What I wish I knew about design in college
Something that always frustrated me about my HCI courses in college and even in some of my design-related roles at larger companies is how the design techniques I learned were often not a fit for the kind of work needed to build great software. More broadly, it seemed like so little of what I was taught ended up being useful in my work.
So, I thought I’d write down what I wish I knew coming out of an HCI program into the workforce, as someone who cares about building useful software and not wasting people’s time.
- Understand the materials you are working with. Broadly speaking this is “code”, but it’s really about the constraints and abilities of the medium you are working in (web, game engine, etc). Concretely, this means it’s worth understanding things like specific CSS features and browser history.
- In school, you might be taught formal design processes like user story mapping and affinity diagramming. These are not the only paths to knowledge and they are rarely the best or the fastest paths. You can often learn what you need by talking to a handful of engaged customers or even an engineer who has worked in the space for a while.
- Good companies care about their users and customers, full stop. If you are at a company that doesn’t seem to care about its customers, introducing a new design process won’t solve your problem. You probably have to leave to do work you are proud of. A culture that cares about its customers will inherently care about design.
- The most important design problems to work on are the ones aligned with the customer and the business. The best designers understand this. The very best know that great design techniques have their place but might have to happen in the background or have to wait for the right time.
- Some design goals should be earned. For example, color system work and custom icon libraries have their place, but you need product market fit and enough customers to warrant spending time on this kind of work.
- The design industry was right to call out the poor usability of the (mostly Microsoft) software of the 2000s and lament how the engineers never spoke to customers, but do not fool yourself into thinking design is the sole savior - there are many PMs and engineers that love great design and care about the craft of software, and they are your allies. Find these people and work with them.
- Some design programs harbor some implicit antagonism for engineers and business people (hopefully this is less true today). If you also had this experience, promptly leave this antagonism behind. The best software I’ve built was with teams who all respected each others’ crafts and built the best possible thing given the constraints. Of course, it’s ok (even healthy) for there to be some amount of tension between roles. The product manager should want that one extra feature, the engineer should want the extra week to refactor code, and the designer should want more upfront time for iteration.

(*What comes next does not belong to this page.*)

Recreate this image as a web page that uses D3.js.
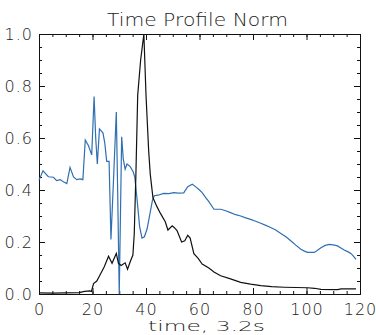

- Social science research methods have a very limited place in software design, as I’ve written about before. There are many confounding variables and good design is about judgment, deduction, and iteration. Undoubtedly I have a bias toward startups and B2B products, and some user research techniques make sense for B2C products with tons of users. However, for the most part, “user research” should simply involve talking to customers and users. Often it doesn’t even require that - you might be able to answer your question by watching user session replays or looking at user analytics data.